**Goal:**
Skip every image and restate the data word for word.

**Data provided:**
+ + + + + + +

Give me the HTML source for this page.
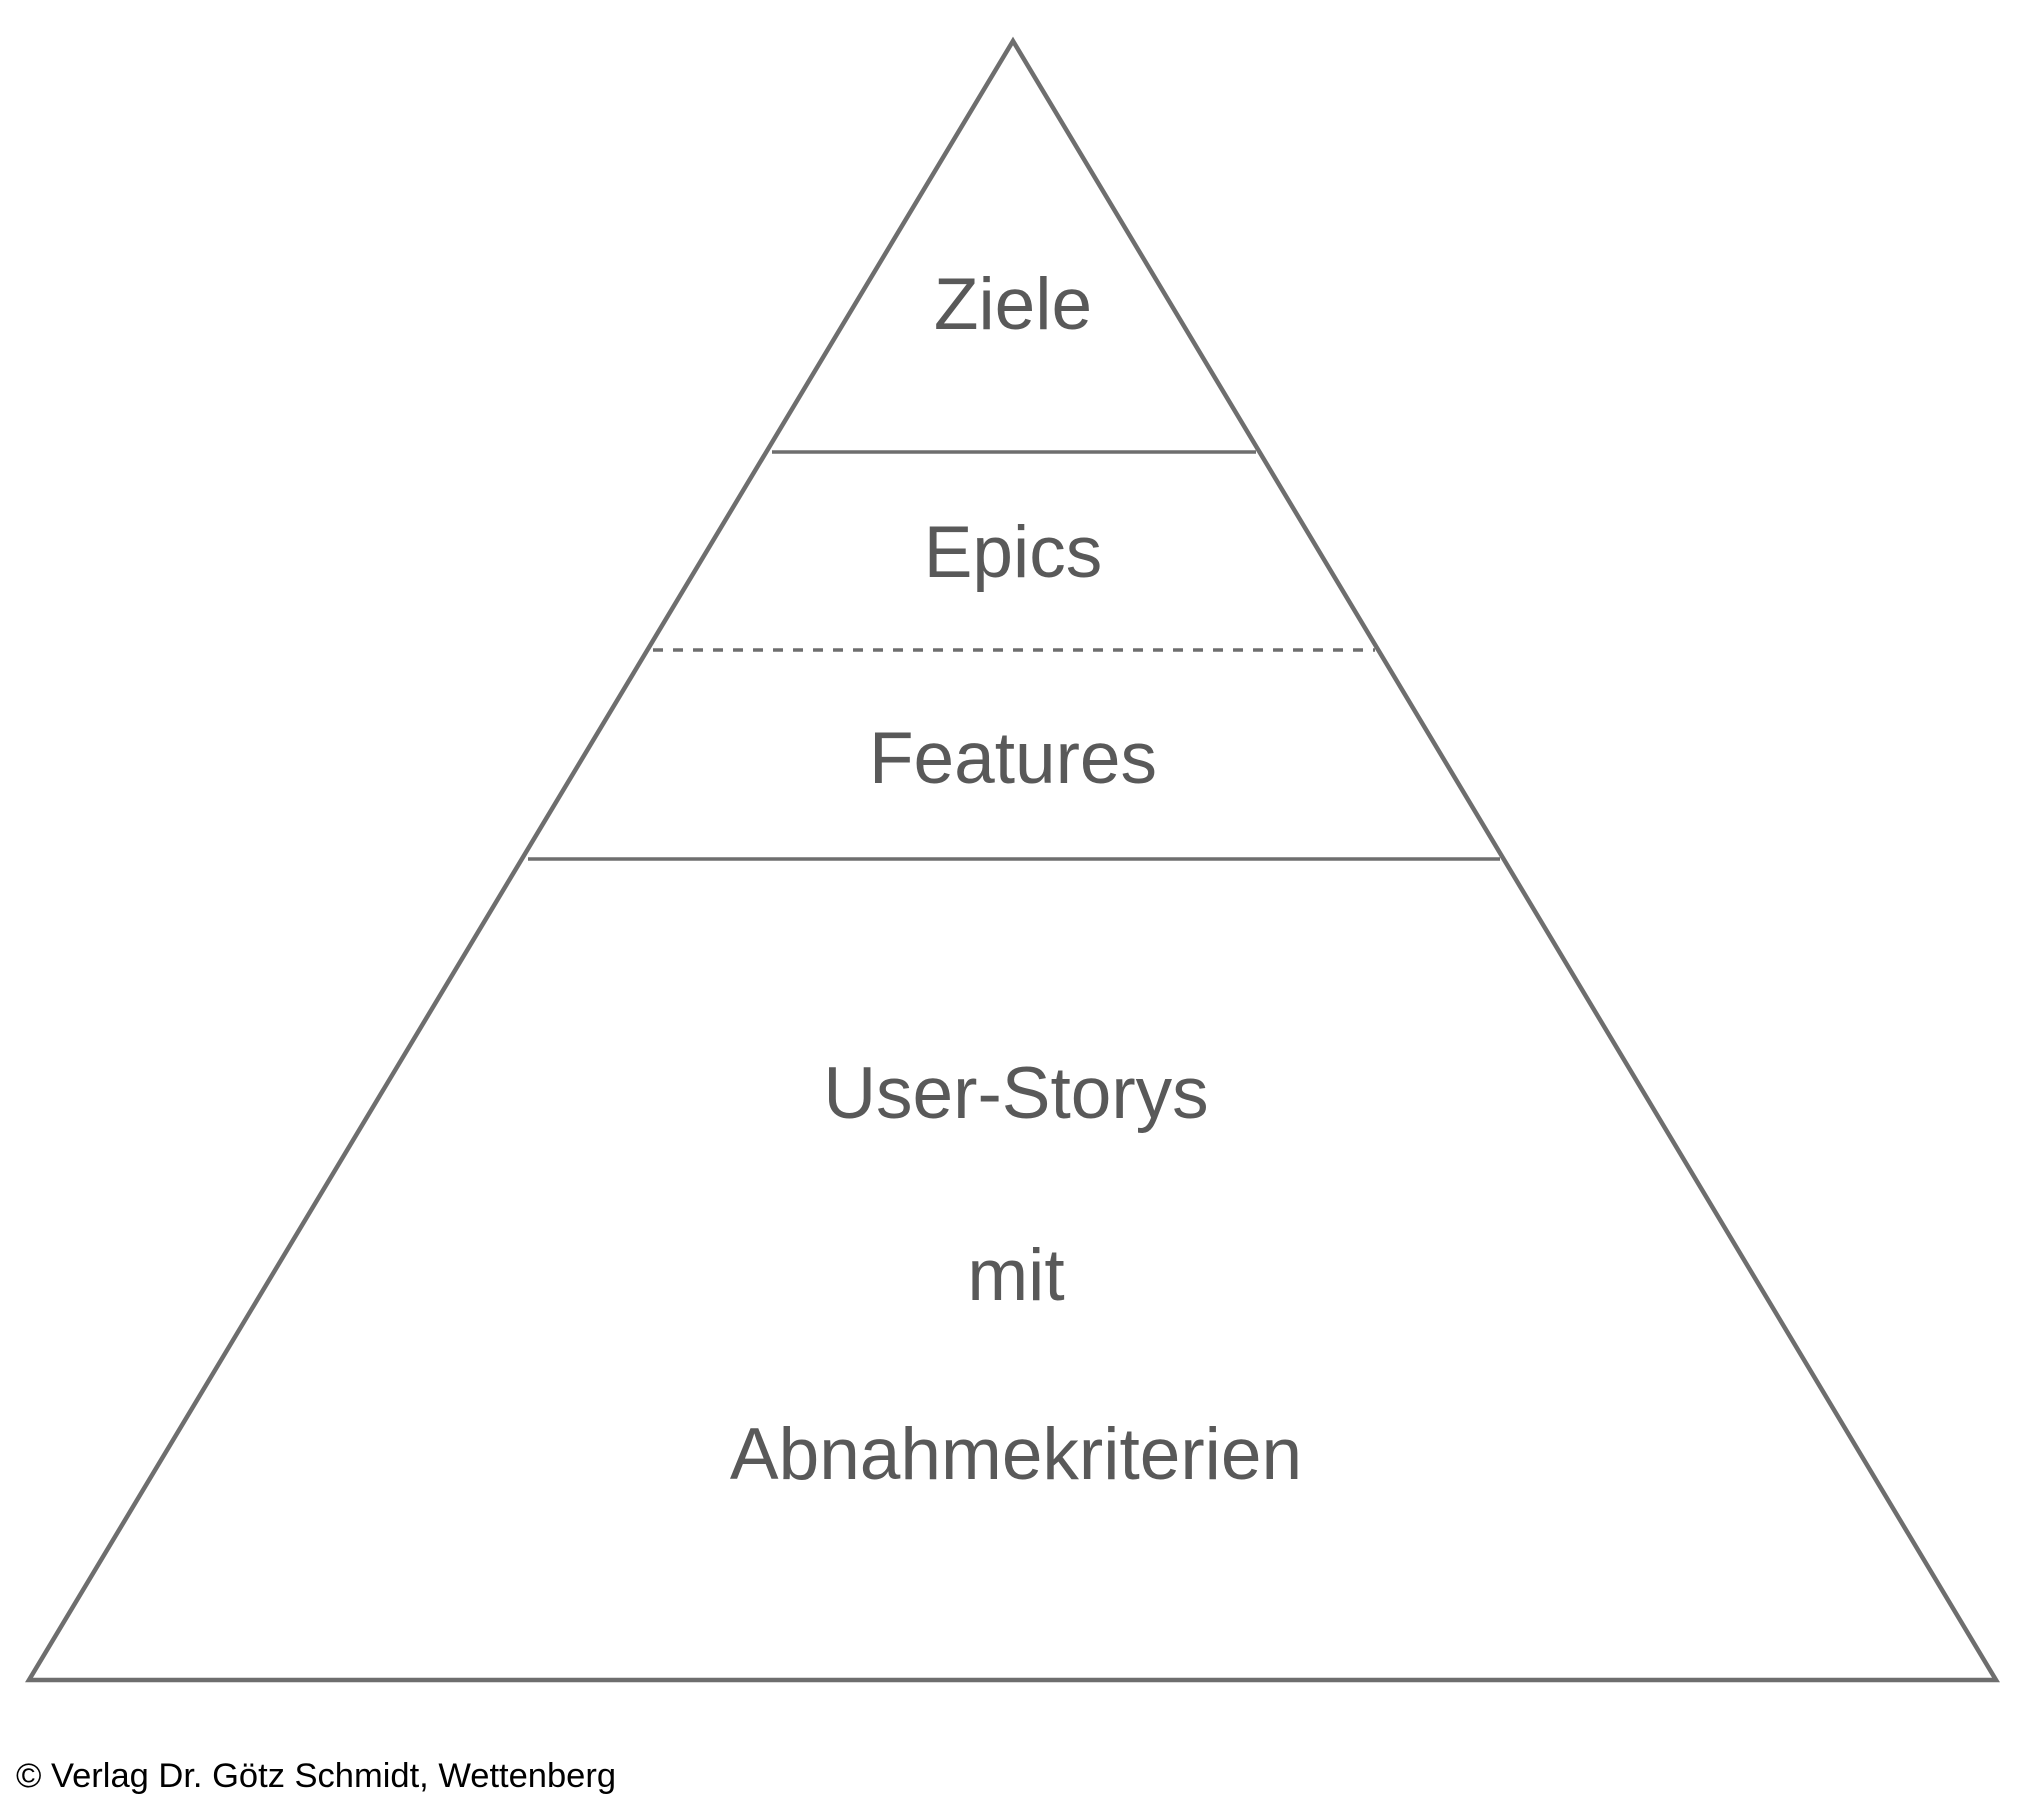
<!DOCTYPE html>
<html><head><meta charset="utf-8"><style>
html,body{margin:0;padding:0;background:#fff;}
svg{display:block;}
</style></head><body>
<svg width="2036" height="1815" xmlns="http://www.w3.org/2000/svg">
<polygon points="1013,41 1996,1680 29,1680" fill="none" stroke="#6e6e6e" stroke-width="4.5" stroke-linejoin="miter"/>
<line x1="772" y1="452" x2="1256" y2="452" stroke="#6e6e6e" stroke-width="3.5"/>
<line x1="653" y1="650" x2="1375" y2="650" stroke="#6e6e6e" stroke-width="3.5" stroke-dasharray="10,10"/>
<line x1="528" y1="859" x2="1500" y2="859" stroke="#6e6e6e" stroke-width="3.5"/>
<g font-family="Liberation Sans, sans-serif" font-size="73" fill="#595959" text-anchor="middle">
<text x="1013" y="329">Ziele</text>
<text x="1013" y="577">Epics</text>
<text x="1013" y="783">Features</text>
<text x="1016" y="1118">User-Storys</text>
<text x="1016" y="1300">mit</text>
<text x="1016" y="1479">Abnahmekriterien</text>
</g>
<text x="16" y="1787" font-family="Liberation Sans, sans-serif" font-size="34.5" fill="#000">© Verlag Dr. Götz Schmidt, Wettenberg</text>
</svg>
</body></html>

+ + + + + + +

**Completed task:**
Give me the HTML source for this page.
<!DOCTYPE html>
<html><head><meta charset="utf-8"><style>
html,body{margin:0;padding:0;background:#fff;}
svg{display:block;}
</style></head><body>
<svg width="2036" height="1815" xmlns="http://www.w3.org/2000/svg">
<polygon points="1013,41 1996,1680 29,1680" fill="none" stroke="#6e6e6e" stroke-width="4.5" stroke-linejoin="miter"/>
<line x1="772" y1="452" x2="1256" y2="452" stroke="#6e6e6e" stroke-width="3.5"/>
<line x1="653" y1="650" x2="1375" y2="650" stroke="#6e6e6e" stroke-width="3.5" stroke-dasharray="10,10"/>
<line x1="528" y1="859" x2="1500" y2="859" stroke="#6e6e6e" stroke-width="3.5"/>
<g font-family="Liberation Sans, sans-serif" font-size="73" fill="#595959" text-anchor="middle">
<text x="1013" y="329">Ziele</text>
<text x="1013" y="577">Epics</text>
<text x="1013" y="783">Features</text>
<text x="1016" y="1118">User-Storys</text>
<text x="1016" y="1300">mit</text>
<text x="1016" y="1479">Abnahmekriterien</text>
</g>
<text x="16" y="1787" font-family="Liberation Sans, sans-serif" font-size="34.5" fill="#000">© Verlag Dr. Götz Schmidt, Wettenberg</text>
</svg>
</body></html>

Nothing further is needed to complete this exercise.